Если преступление и розыск не могут обойтись без маскировки, то наказание в Лондоне располагало целым театром суда и страдания. Процедура уголовного суда в Олд-Бейли была разработана по образцу драматического спектакля, и разбирательство называли «гигантским представлением с Панчем и Джуди», на котором судьи сидели в открытом с одной стороны зале, при взгляде снаружи напоминающем задний план театральных декораций.
Поскольку Панч, который в конце концов ухитряется вздернуть на виселицу палача Джона Кетча, является воплощением бесчинства и беспорядка, дух его неизбежно возникает и в обстоятельствах предельно тягостных и мерзких. Подвальный этаж долговой тюрьмы Флит называли «Варфоломеевской ярмаркой»; в церкви Ньюгейтской тюрьмы была галерея, куда приглашали желающих посмотреть на смертников, добровольно развлекавших зрителей всяческими выходками и вызывающим поведением. Мы читаем, к примеру, о некоем Джоне Ригглтоне, который «имел обыкновение подкрадываться к ординарию [тюремному священнику], когда тот молился с закрытыми глазами, и громко кричать ему в ухо». Это, разумеется, амплуа второго клоуна в рождественском представлении.

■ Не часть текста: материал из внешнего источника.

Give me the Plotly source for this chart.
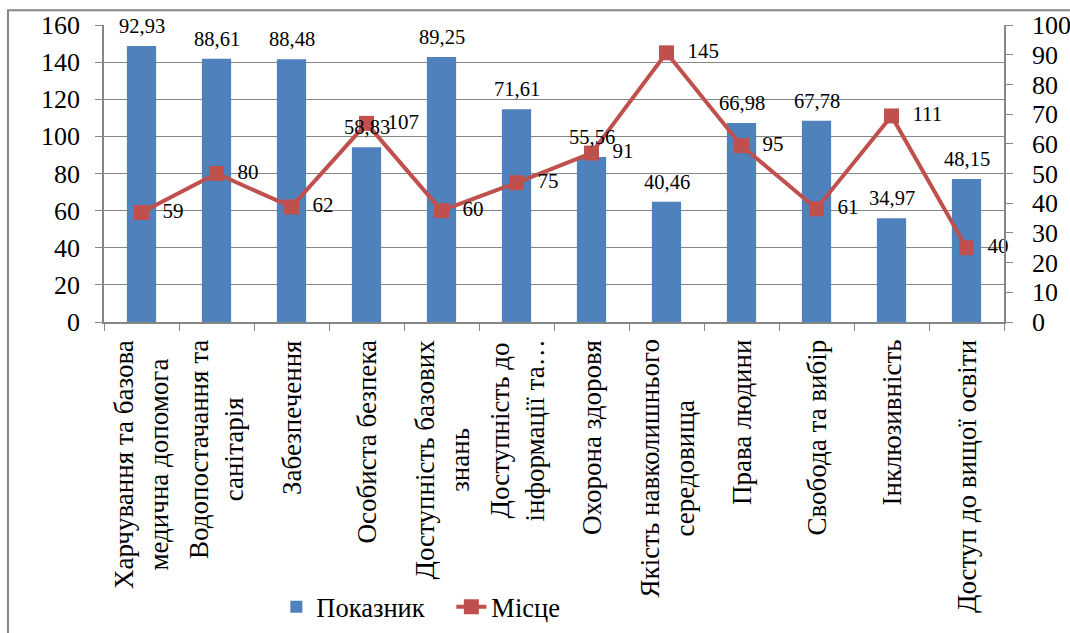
import plotly.graph_objects as go

categories = [
    "Харчування та базова<br>медична допомога",
    "Водопостачання та<br>санітарія",
    "Забезпечення",
    "Особиста безпека",
    "Доступність базових<br>знань",
    "Доступність до<br>інформації та…",
    "Охорона здоровя",
    "Якість навколишнього<br>середовища",
    "Права людини",
    "Свобода та вибір",
    "Інклюзивність",
    "Доступ до вищої освіти",
]
pokaznyk = [92.93, 88.61, 88.48, 58.83, 89.25, 71.61, 55.56, 40.46, 66.98, 67.78, 34.97, 48.15]
mistse = [59, 80, 62, 107, 60, 75, 91, 145, 95, 61, 111, 40]

left_ticks = list(range(0, 161, 20))
right_ticks = list(range(0, 101, 10))

FONT = "Liberation Serif"
GREY = "#868686"
BLUE = "#4F81BD"
RED = "#C0504D"

fig = go.Figure()
fig.add_trace(go.Bar(
    x=categories, y=pokaznyk, name="Показник", yaxis="y",
    marker=dict(color=BLUE, line=dict(width=0)),
    hovertemplate="%{y:.2f}<extra></extra>",
))
fig.add_trace(go.Scatter(
    x=categories, y=mistse, name="Місце", yaxis="y2", mode="lines+markers+text",
    line=dict(color=RED, width=4),
    marker=dict(symbol="square", size=15, color=RED),
    texttemplate="  %{y}", textposition="middle right", cliponaxis=False,
    textfont=dict(size=21, color="black", family=FONT),
))

annotations = []
# bar value labels
for c, v in zip(categories, pokaznyk):
    annotations.append(dict(
        x=c, xref="x", y=v, yref="y", yanchor="bottom", xanchor="center",
        yshift=7, text=f"{v:.2f}".replace(".", ","), showarrow=False,
        font=dict(size=20.5, family=FONT, color="black"),
    ))
# category labels
for c in categories:
    annotations.append(dict(
        x=c, xref="x", y=0, yref="paper", yanchor="top", xanchor="center",
        yshift=-16, text=c, textangle=-90, align="center", showarrow=False,
        font=dict(size=27, family=FONT, color="black"),
    ))

fig.update_layout(
    template="none",
    width=1070, height=633,
    margin=dict(l=104, r=66, t=25, b=311, autoexpand=False),
    paper_bgcolor="white", plot_bgcolor="white",
    font=dict(family=FONT, size=26, color="black"),
    separators=", ",
    bargap=0.61,
    xaxis=dict(type="category", range=[-0.5, 11.5], autorange=False, showticklabels=False,
               ticks="outside", tickson="boundaries", automargin=False,
               ticklen=7, tickcolor=GREY, showline=True, linecolor=GREY, linewidth=1.5,
               showgrid=False, zeroline=False),
    yaxis=dict(side="right", range=[0, 100], autorange=False, tickvals=right_ticks, ticks="outside",
               ticklen=7, automargin=False,
               tickcolor=GREY, showline=True, linecolor=GREY, linewidth=1.5, showgrid=False,
               zeroline=False, tickfont=dict(size=26, family=FONT), ticklabelstandoff=14),
    yaxis2=dict(side="left", overlaying="y", range=[0, 160], autorange=False, tickvals=left_ticks,
                ticks="outside", automargin=False,
                ticklen=7, tickcolor=GREY, showline=True, linecolor=GREY, linewidth=1.5,
                showgrid=True, gridcolor=GREY, gridwidth=1, zeroline=False,
                tickfont=dict(size=26, family=FONT), ticklabelstandoff=10),
    legend=dict(orientation="h", x=0.1915, y=-0.96, xanchor="left", yanchor="middle",
                font=dict(size=26.5, family=FONT), bgcolor="rgba(0,0,0,0)", entrywidth=130),
    annotations=annotations,
    shapes=[dict(type="rect", xref="paper", yref="paper", x0=-0.1067, x1=1.12, y0=-1.2, y1=1.05,
                 line=dict(color=GREY, width=2), layer="below")],
    showlegend=True,
)

fig.write_html("out.html", config={"displayModeBar": False},
               post_script="document.body.style.margin='0px';document.body.style.padding='0px';")
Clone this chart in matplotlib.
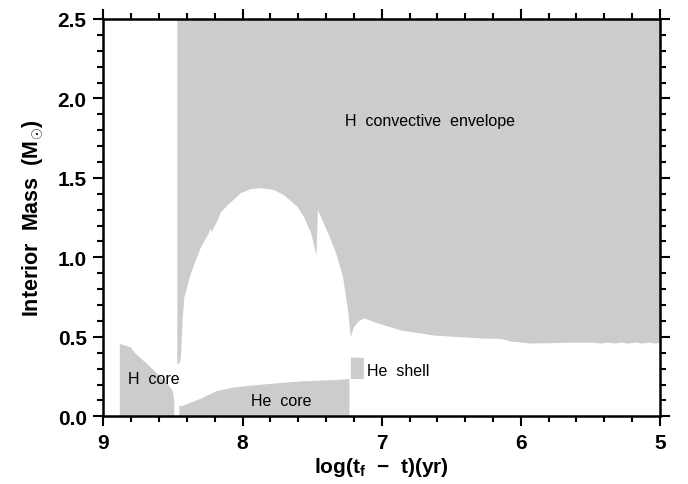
import matplotlib
matplotlib.use('Agg')
import matplotlib.pyplot as plt
from matplotlib.ticker import MultipleLocator

plt.rcParams['font.family'] = ['Liberation Sans', 'DejaVu Sans']
plt.rcParams['mathtext.fontset'] = 'custom'
plt.rcParams['mathtext.rm'] = 'Liberation Sans:bold'
plt.rcParams['mathtext.it'] = 'Liberation Sans:bold'
plt.rcParams['mathtext.bf'] = 'Liberation Sans:bold'

GRAY = '#cccccc'

# lower boundary of the H convective envelope (x = log(tf - t), y = mass)
env_x = [8.472, 8.455, 8.446, 8.434, 8.422, 8.374, 8.302, 8.245, 8.232, 8.226,
         8.218, 8.182, 8.158, 8.086, 8.014, 7.942, 7.871, 7.777, 7.705, 7.606,
         7.561, 7.511, 7.472, 7.462, 7.388, 7.331, 7.281, 7.245, 7.225, 7.205,
         7.17, 7.129, 7.029, 6.863, 6.626, 6.266, 6.144, 6.072, 5.928, 5.568,
         5.47, 5.43, 5.38, 5.33, 5.28, 5.23, 5.18, 5.13, 5.08, 5.04, 5.0]
env_y = [0.335, 0.335, 0.372, 0.606, 0.751, 0.903, 1.067, 1.155, 1.185, 1.160,
         1.174, 1.237, 1.288, 1.351, 1.408, 1.433, 1.439, 1.427, 1.395, 1.319,
         1.256, 1.155, 1.016, 1.300, 1.155, 1.029, 0.878, 0.669, 0.500, 0.560,
         0.600, 0.619, 0.587, 0.543, 0.511, 0.492, 0.490, 0.473, 0.461, 0.467,
         0.466, 0.460, 0.467, 0.461, 0.467, 0.460, 0.467, 0.461, 0.467, 0.461, 0.467]

# convective H core
hcore_x = [8.885, 8.806, 8.782, 8.662, 8.542, 8.506, 8.494]
hcore_y = [0.459, 0.437, 0.406, 0.311, 0.208, 0.164, 0.101]

# convective He core
hecore_x = [8.458, 8.434, 8.302, 8.182, 8.062, 7.942, 7.820, 7.580, 7.340, 7.235]
hecore_y = [0.069, 0.069, 0.114, 0.164, 0.185, 0.196, 0.206, 0.223, 0.231, 0.238]

# He shell
shell_x = [7.225, 7.132]
shell_lo = [0.238, 0.238]
shell_hi = [0.374, 0.370]

fig = plt.figure(figsize=(6.88, 4.85), dpi=100)
ax = fig.add_axes([0.1502, 0.1396, 0.8091, 0.8192])

ax.fill_between(env_x, env_y, 2.5, color=GRAY, lw=0)
ax.fill_between(hcore_x, 0, hcore_y, color=GRAY, lw=0)
ax.fill_between(hecore_x, 0, hecore_y, color=GRAY, lw=0)
ax.fill_between(shell_x, shell_lo, shell_hi, color=GRAY, lw=0)

ax.text(6.655, 1.86, 'H  convective  envelope', ha='center', va='center', fontsize=11.5)
ax.text(8.635, 0.238, 'H  core', ha='center', va='center', fontsize=11.5)
ax.text(7.724, 0.101, 'He  core', ha='center', va='center', fontsize=11.5)
ax.text(7.103, 0.29, 'He  shell', ha='left', va='center', fontsize=11.5)

ax.set_xlim(9, 5)
ax.set_ylim(0, 2.5)
ax.xaxis.set_major_locator(MultipleLocator(1))
ax.xaxis.set_minor_locator(MultipleLocator(0.2))
ax.yaxis.set_major_locator(MultipleLocator(0.5))
ax.yaxis.set_minor_locator(MultipleLocator(0.1))
ax.yaxis.set_major_formatter(plt.FormatStrFormatter('%.1f'))

ax.tick_params(which='both', direction='out', top=True, right=True, width=1.5,
               labelsize=15)
ax.tick_params(which='major', length=7, pad=5)
ax.tick_params(which='minor', length=4)
for lab in ax.get_xticklabels() + ax.get_yticklabels():
    lab.set_fontweight('bold')
for sp in ax.spines.values():
    sp.set_linewidth(1.8)

ax.set_xlabel(r'log(t$_{\rm f}$  $-$  t)(yr)', fontsize=15, fontweight='bold', labelpad=2)
ax.set_ylabel(r'Interior  Mass  (M$_{\odot}$)', fontsize=15.5, fontweight='bold', labelpad=8)

fig.savefig('out.png', dpi=100)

В тюремной церкви театр не заканчивался – он продолжался на той небольшой сцене, где происходила казнь. «Обращенные кверху лица взволнованных зрителей, – писал один из авторов „Ньюгейтских хроник“, – напоминали лица „богов“, сидящих в верхнем ярусе театра „Друри-лейн“ на второй день Рождества». Другой очевидец отмечает, что перед самым повешением раздались крики: «Снимите шляпу – не видно!», «Не заслоняйте!» – как в театре. Один особенно театральный эпизод случился в 1820 году во время казни Тислвуда и его сообщников по «заговору Кейто-стрит», осужденных за измену. Во исполнение традиционного приговора все они были повешены и затем обезглавлены. «Когда пришел черед последней головы, палач поднял ее, но по неловкости уронил. Толпа закричала: „Эй, ты, дырявые руки!“» Эта маленькая сценка выявляет особый темперамент лондонской толпы, в равных долях соединяющей в себе юмор и свирепость.